- Born: Thebes, Greece
- Occupation: Harpist
- Known for: Performing at the Pythian Games in Delphi in 86 BCE; granted proxeny by the city of Delphi
- Parent: Sokrates (father)
- Relatives: Lycides (cousin)
- Awards: Proxeny and 500 drachmae in gold, awarded by Delphi (86 BCE)

= Polygnota of Thebes =

Ancient Greek harpist

Polygnota of Thebes (fl. 86 BCE) was a professional harpist in ancient Greece. She is known from an inscription which commemorates her being granted the diplomatic privileges of proxeny in return for her performance at the Pythian Games in Delphi.

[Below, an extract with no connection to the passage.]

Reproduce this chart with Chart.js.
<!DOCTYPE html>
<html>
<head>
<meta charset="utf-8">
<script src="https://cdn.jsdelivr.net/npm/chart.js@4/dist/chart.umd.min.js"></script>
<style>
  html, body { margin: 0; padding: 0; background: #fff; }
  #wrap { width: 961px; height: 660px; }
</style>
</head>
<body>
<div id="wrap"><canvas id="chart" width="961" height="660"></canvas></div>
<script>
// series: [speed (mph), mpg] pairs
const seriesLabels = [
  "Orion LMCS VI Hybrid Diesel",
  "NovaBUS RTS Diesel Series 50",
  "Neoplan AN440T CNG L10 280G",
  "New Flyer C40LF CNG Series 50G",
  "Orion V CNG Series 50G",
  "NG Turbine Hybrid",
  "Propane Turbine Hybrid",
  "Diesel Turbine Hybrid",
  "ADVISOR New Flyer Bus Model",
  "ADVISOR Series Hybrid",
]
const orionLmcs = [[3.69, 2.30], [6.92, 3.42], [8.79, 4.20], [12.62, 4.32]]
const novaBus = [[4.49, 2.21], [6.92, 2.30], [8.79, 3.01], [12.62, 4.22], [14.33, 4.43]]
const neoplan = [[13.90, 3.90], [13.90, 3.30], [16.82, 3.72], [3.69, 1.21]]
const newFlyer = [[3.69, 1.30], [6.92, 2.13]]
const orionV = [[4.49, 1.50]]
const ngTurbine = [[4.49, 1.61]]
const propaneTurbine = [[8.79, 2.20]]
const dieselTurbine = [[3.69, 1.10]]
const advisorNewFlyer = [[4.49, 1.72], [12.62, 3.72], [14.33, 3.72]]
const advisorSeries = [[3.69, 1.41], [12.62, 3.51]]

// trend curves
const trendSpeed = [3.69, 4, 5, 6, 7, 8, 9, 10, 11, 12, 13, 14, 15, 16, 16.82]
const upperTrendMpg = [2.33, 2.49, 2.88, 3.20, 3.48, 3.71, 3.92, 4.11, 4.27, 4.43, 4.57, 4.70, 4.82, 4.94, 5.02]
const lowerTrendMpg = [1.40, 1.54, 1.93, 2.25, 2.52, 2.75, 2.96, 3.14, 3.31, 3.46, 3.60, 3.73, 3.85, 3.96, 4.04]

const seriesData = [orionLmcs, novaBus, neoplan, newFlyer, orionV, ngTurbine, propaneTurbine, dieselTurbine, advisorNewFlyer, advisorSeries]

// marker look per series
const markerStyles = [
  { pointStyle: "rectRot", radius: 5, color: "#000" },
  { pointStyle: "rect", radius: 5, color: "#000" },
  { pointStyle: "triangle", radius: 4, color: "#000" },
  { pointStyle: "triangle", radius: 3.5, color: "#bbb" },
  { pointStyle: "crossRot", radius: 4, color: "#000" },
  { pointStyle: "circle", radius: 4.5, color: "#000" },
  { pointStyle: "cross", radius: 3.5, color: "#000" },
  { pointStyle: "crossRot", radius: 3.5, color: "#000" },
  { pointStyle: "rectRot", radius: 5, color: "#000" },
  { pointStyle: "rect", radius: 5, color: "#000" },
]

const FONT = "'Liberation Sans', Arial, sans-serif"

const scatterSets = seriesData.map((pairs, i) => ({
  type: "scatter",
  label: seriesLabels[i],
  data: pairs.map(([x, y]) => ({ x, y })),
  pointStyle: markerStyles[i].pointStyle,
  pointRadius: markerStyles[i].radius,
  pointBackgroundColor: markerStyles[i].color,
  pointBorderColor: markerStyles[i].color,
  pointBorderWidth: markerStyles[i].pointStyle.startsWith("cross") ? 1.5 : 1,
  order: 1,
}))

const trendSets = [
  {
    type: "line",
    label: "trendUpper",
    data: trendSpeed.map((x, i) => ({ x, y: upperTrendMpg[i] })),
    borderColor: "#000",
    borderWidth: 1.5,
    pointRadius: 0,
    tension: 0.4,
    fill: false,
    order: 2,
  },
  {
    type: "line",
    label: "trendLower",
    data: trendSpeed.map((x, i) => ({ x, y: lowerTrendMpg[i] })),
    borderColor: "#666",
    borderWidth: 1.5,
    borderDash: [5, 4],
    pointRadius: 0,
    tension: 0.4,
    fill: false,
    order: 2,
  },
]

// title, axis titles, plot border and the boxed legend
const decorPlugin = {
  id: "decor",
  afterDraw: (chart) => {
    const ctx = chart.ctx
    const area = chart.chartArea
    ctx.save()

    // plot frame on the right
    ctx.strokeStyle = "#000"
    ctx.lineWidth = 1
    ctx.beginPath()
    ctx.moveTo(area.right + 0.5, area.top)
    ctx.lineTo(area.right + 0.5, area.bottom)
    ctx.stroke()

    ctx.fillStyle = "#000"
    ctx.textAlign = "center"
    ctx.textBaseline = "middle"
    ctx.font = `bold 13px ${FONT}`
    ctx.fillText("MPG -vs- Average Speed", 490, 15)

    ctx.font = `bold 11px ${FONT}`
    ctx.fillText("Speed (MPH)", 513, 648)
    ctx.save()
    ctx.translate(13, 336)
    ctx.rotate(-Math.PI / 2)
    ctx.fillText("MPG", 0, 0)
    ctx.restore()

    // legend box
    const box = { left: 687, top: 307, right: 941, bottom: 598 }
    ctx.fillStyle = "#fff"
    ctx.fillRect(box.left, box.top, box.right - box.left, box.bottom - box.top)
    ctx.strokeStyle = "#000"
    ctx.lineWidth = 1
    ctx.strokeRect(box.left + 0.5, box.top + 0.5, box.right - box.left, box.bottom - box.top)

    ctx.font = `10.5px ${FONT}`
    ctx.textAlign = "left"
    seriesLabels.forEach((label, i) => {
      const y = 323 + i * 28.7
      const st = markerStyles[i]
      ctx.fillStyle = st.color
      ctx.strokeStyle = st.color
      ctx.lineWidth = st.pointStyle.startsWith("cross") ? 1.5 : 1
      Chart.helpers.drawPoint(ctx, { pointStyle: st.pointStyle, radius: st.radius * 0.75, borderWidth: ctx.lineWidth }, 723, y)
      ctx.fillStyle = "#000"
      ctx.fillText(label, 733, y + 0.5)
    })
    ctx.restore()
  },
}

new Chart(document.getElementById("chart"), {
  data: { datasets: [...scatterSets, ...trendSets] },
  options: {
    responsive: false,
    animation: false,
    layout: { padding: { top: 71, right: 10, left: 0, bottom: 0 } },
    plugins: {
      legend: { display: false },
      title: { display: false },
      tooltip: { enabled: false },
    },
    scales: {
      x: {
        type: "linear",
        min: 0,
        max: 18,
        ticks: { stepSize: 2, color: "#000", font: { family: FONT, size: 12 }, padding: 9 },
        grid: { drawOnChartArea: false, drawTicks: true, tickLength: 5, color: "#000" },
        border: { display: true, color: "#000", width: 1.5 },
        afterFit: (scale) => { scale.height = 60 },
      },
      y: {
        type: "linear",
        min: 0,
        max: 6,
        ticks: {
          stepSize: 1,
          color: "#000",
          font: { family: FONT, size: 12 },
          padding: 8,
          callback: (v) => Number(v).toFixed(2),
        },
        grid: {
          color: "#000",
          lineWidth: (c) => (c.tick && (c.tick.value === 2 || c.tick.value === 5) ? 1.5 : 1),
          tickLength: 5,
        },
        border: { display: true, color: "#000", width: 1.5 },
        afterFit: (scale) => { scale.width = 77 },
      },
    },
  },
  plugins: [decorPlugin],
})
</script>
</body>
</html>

Polygnota's profession, khoropsaltriai, is only recorded of second- and first-century BCE women and indicates that she played a harp while a chorus danced. She came from a well-respected family in Thebes. In 86, she travelled to Delphi with her cousin Lycides, intending to play the harp for those celebrating the Pythian Games. Although the Games were cancelled because of the First Mithridatic War, she performed for the citizens for three days. She was rewarded with five hundred drachmas in gold and the civil and ritual privileges of the proxeny, including dining at the prytaneion. The award was recorded on the pillar of Eumenes II in Delphi.

== Inscription ==

God. Good fortune. When Habromachos [was archon], in the month of Boukatios, and the members of the council for the first [six months] were Stratagos, Kleon, Antiphilos and Damon; it was resolved by the city [of Delphi]: since Polygnota of Thebes, the daughter of Sokrates, who is a harpist {choropsaltria}, was residing in Delphi at the time [when] the Pythian games were due to be held; and although the games were [not] held because of the [war] that arose, she made a start on the same day and devoted the day to the god; and at the invitation of the archons and the citizens, she performed for three days and won great approval, in a manner worthy of the god and of the people of Thebes and [of] our city; and we crowned her with five hundred drachmas; therefore with good fortune it is resolved to praise Polygnota of Thebes, the daughter of Sokrates, for her piety towards the god and her holiness and her good attitude about her profession and her art; our city shall grant to her and her descendants proxeny, priority in consulting the oracle, priority in receiving justice, inviolability, freedom from taxes, privileges seating in the games that the city holds, the right to own land and buildings, and all the other honours that are given to other proxenoi and benefactors of the city; and to invite her to the public hearth in the prytaneion; and she shall be furnished with an offering to sacrifice to Apollo.